Description of the task: Quote the data exactly, first line to the line containing "plt.rcParams['font.family'] = ['Liberation", with no pictures.

::::::

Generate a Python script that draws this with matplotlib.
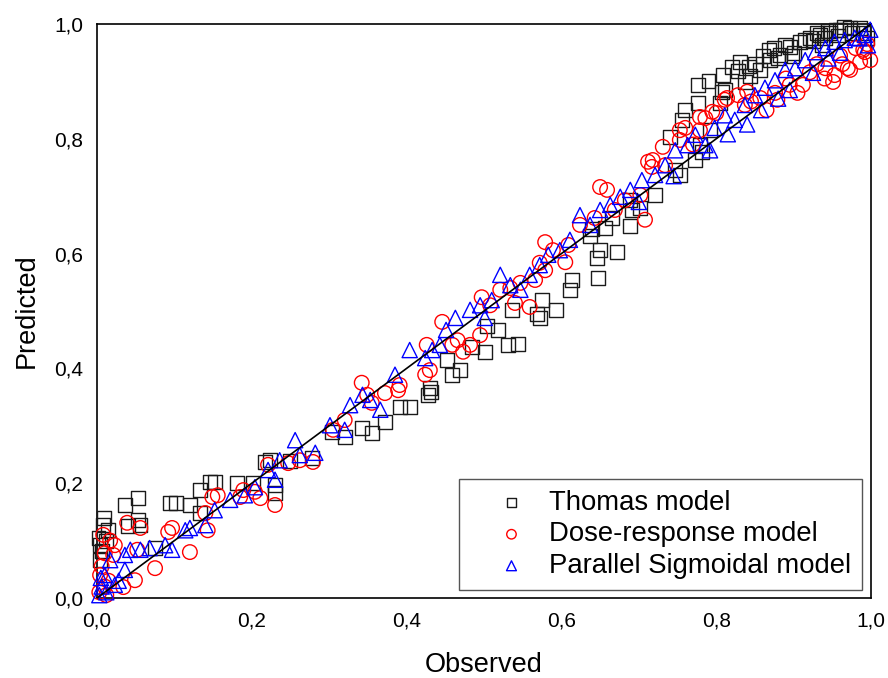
import matplotlib
matplotlib.use("Agg")
import matplotlib.pyplot as plt

plt.rcParams['font.family'] = ['Liberation Sans', 'DejaVu Sans']

# Thomas model (observed, predicted)
thomas_obs = [0.004, 0.008, 0.009, 0.014, 0.004, 0.002, 0.006, 0.012, 0.036, 0.053, 0.053, 0.056, 0.040,
              0.075, 0.094, 0.102, 0.120, 0.133, 0.146, 0.152, 0.133, 0.181, 0.202, 0.217, 0.224,
              0.230, 0.230, 0.249, 0.278, 0.304, 0.320, 0.342, 0.355, 0.372, 0.391, 0.404, 0.428,
              0.432, 0.430, 0.452, 0.459, 0.469, 0.484, 0.501, 0.504, 0.518, 0.531, 0.544, 0.536,
              0.568, 0.572, 0.575, 0.593, 0.611, 0.614, 0.647, 0.646, 0.650, 0.672, 0.637, 0.640,
              0.656, 0.665, 0.689, 0.691, 0.702, 0.689, 0.721, 0.747, 0.753, 0.773, 0.782, 0.779,
              0.792, 0.776, 0.805, 0.776, 0.811, 0.837, 0.844, 0.857, 0.870, 0.882, 0.889, 0.908,
              0.921, 0.934, 0.947, 0.960, 0.973, 0.986, 0.937, 0.809, 0.831, 0.895, 0.930, 0.957,
              0.756, 0.740, 0.807, 0.760, 0.790, 0.820, 0.850, 0.868, 0.900, 0.915, 0.940, 0.955,
              0.975, 0.990, 0.880, 0.860, 0.995, 0.965, 0.925, 0.945, 0.898, 0.875, 0.828, 0.842]
thomas_pred = [0.092, 0.127, 0.139, 0.118, 0.066, 0.105, 0.082, 0.100, 0.162, 0.174, 0.136, 0.127, 0.125,
               0.087, 0.166, 0.166, 0.162, 0.148, 0.202, 0.202, 0.188, 0.200, 0.200, 0.237, 0.240,
               0.197, 0.183, 0.239, 0.244, 0.289, 0.280, 0.296, 0.287, 0.307, 0.333, 0.333, 0.354,
               0.359, 0.366, 0.415, 0.389, 0.397, 0.437, 0.429, 0.474, 0.467, 0.441, 0.443, 0.502,
               0.495, 0.488, 0.519, 0.502, 0.537, 0.554, 0.557, 0.592, 0.606, 0.603, 0.631, 0.643,
               0.645, 0.662, 0.648, 0.676, 0.679, 0.693, 0.702, 0.746, 0.737, 0.763, 0.777, 0.789,
               0.815, 0.862, 0.862, 0.894, 0.885, 0.899, 0.909, 0.920, 0.937, 0.946, 0.963, 0.969,
               0.976, 0.981, 0.984, 0.990, 0.993, 0.993, 0.963, 0.911, 0.934, 0.960, 0.984, 0.980,
               0.833, 0.803, 0.881, 0.850, 0.900, 0.925, 0.930, 0.955, 0.950, 0.972, 0.975, 0.990,
               0.985, 0.985, 0.940, 0.945, 0.975, 0.995, 0.970, 0.988, 0.945, 0.958, 0.918, 0.926]

# Dose-response model
dose_obs = [0.008, 0.017, 0.023, 0.004, 0.010, 0.010, 0.021, 0.039, 0.056, 0.052, 0.075, 0.049,
            0.034, 0.092, 0.097, 0.120, 0.143, 0.149, 0.156, 0.140, 0.003, 0.006, 0.015, 0.012,
            0.185, 0.189, 0.204, 0.211, 0.230, 0.221, 0.247, 0.262, 0.279, 0.305, 0.320, 0.342,
            0.349, 0.355, 0.372, 0.389, 0.391, 0.424, 0.430, 0.426, 0.446, 0.459, 0.466, 0.473,
            0.482, 0.495, 0.497, 0.508, 0.521, 0.534, 0.547, 0.540, 0.559, 0.566, 0.572, 0.579,
            0.579, 0.589, 0.605, 0.609, 0.624, 0.643, 0.650, 0.659, 0.669, 0.682, 0.702, 0.708,
            0.712, 0.717, 0.734, 0.753, 0.760, 0.779, 0.786, 0.795, 0.811, 0.828, 0.837, 0.857,
            0.876, 0.895, 0.921, 0.941, 0.953, 0.970, 0.986, 0.999, 0.992, 0.814, 0.779, 0.753,
            0.731, 0.718, 0.840, 0.879, 0.912, 0.951, 0.973, 0.963, 0.940, 0.990, 0.905, 0.865,
            0.960, 0.995, 0.930, 0.980, 0.890, 0.845, 0.800, 0.770]
dose_pred = [0.110, 0.100, 0.092, 0.040, 0.020, 0.078, 0.075, 0.131, 0.122, 0.084, 0.052, 0.031,
             0.019, 0.115, 0.122, 0.080, 0.118, 0.176, 0.179, 0.148, 0.010, 0.055, 0.030, 0.005,
             0.176, 0.188, 0.185, 0.174, 0.162, 0.232, 0.235, 0.240, 0.237, 0.293, 0.310, 0.375,
             0.354, 0.340, 0.357, 0.362, 0.371, 0.389, 0.397, 0.441, 0.481, 0.441, 0.449, 0.429,
             0.441, 0.458, 0.524, 0.510, 0.537, 0.540, 0.549, 0.514, 0.507, 0.554, 0.584, 0.571,
             0.620, 0.606, 0.585, 0.615, 0.650, 0.662, 0.716, 0.711, 0.676, 0.693, 0.702, 0.659,
             0.760, 0.751, 0.754, 0.798, 0.819, 0.815, 0.836, 0.847, 0.868, 0.876, 0.859, 0.871,
             0.880, 0.894, 0.916, 0.923, 0.911, 0.923, 0.934, 0.937, 0.951, 0.871, 0.838, 0.815,
             0.786, 0.763, 0.882, 0.868, 0.894, 0.899, 0.920, 0.930, 0.905, 0.955, 0.880, 0.850,
             0.945, 0.965, 0.930, 0.958, 0.905, 0.865, 0.845, 0.790]

# Parallel Sigmoidal model
sig_obs = [0.010, 0.023, 0.017, 0.036, 0.043, 0.056, 0.036, 0.068, 0.088, 0.097, 0.114, 0.120,
           0.140, 0.152, 0.172, 0.191, 0.204, 0.221, 0.230, 0.236, 0.256, 0.262, 0.282, 0.301,
           0.320, 0.327, 0.343, 0.353, 0.366, 0.385, 0.404, 0.424, 0.433, 0.443, 0.451, 0.463,
           0.482, 0.495, 0.501, 0.510, 0.521, 0.534, 0.547, 0.559, 0.572, 0.583, 0.598, 0.611,
           0.624, 0.637, 0.650, 0.663, 0.676, 0.689, 0.704, 0.721, 0.734, 0.747, 0.763, 0.773,
           0.786, 0.798, 0.811, 0.824, 0.837, 0.850, 0.863, 0.876, 0.889, 0.902, 0.915, 0.928,
           0.941, 0.953, 0.966, 0.979, 0.992, 0.996, 0.999, 0.003, 0.006, 0.012, 0.005, 0.028,
           0.700, 0.745, 0.792, 0.840, 0.880, 0.925, 0.960, 0.985, 0.815, 0.858, 0.895, 0.945]
sig_pred = [0.040, 0.023, 0.066, 0.075, 0.084, 0.084, 0.049, 0.087, 0.092, 0.084, 0.118, 0.122,
            0.127, 0.153, 0.171, 0.179, 0.193, 0.223, 0.206, 0.240, 0.275, 0.249, 0.253, 0.301,
            0.293, 0.336, 0.354, 0.345, 0.328, 0.389, 0.432, 0.418, 0.432, 0.441, 0.467, 0.488,
            0.502, 0.510, 0.488, 0.519, 0.563, 0.545, 0.537, 0.563, 0.580, 0.598, 0.606, 0.624,
            0.667, 0.650, 0.676, 0.685, 0.699, 0.711, 0.728, 0.737, 0.754, 0.780, 0.789, 0.807,
            0.789, 0.819, 0.841, 0.833, 0.859, 0.876, 0.889, 0.902, 0.920, 0.923, 0.937, 0.951,
            0.958, 0.969, 0.972, 0.976, 0.981, 0.963, 0.990, 0.005, 0.020, 0.010, 0.035, 0.030,
            0.690, 0.735, 0.780, 0.825, 0.870, 0.915, 0.950, 0.975, 0.808, 0.850, 0.885, 0.940]

ticks = [0.0, 0.2, 0.4, 0.6, 0.8, 1.0]
tick_labels = ["0,0", "0,2", "0,4", "0,6", "0,8", "1,0"]

fig = plt.figure(figsize=(8.88, 6.78), dpi=100)
ax = fig.add_axes([97/888, 80/678, 774/888, 574/678])

ms = 100
ax.scatter(thomas_obs, thomas_pred, s=ms, marker='s', facecolors='none',
           edgecolors='#1a1a1a', linewidths=1.0, label='Thomas model', clip_on=False, zorder=3)
ax.scatter(dose_obs, dose_pred, s=ms * 1.1, marker='o', facecolors='none',
           edgecolors='red', linewidths=1.0, label='Dose-response model', clip_on=False, zorder=4)
ax.scatter(sig_obs, sig_pred, s=ms * 1.2, marker='^', facecolors='none',
           edgecolors='blue', linewidths=1.0, label='Parallel Sigmoidal model', clip_on=False, zorder=5)
ax.plot([0, 1], [0, 1], color='black', linewidth=1.2, zorder=6)

ax.set_xlim(0, 1)
ax.set_ylim(0, 1)
ax.set_xticks(ticks)
ax.set_xticklabels(tick_labels)
ax.set_yticks(ticks)
ax.set_yticklabels(tick_labels)
ax.tick_params(direction='in', length=0, labelsize=15)
ax.tick_params(axis='y', pad=10)
ax.tick_params(axis='x', pad=10)
for sp in ax.spines.values():
    sp.set_linewidth(1.2)

ax.set_xlabel('Observed', fontsize=19.5, labelpad=15)
ax.set_ylabel('Predicted', fontsize=19.5, labelpad=10)

leg = ax.legend(loc='lower right', bbox_to_anchor=(0.988, 0.014), fontsize=19.8,
                frameon=True, fancybox=False, edgecolor='#555555', framealpha=1,
                markerscale=0.65, handletextpad=-0.15, borderpad=0.4, labelspacing=0.2,
                handlelength=3.0, borderaxespad=0.0)
leg.get_frame().set_linewidth(1.0)
leg.set_zorder(10)

fig.savefig('out.png', dpi=100)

::::::

Output:
Generate a Python script that draws this with matplotlib.
import matplotlib
matplotlib.use("Agg")
import matplotlib.pyplot as plt

plt.rcParams['font.family'] = ['Liberation Sans', 'DejaVu Sans']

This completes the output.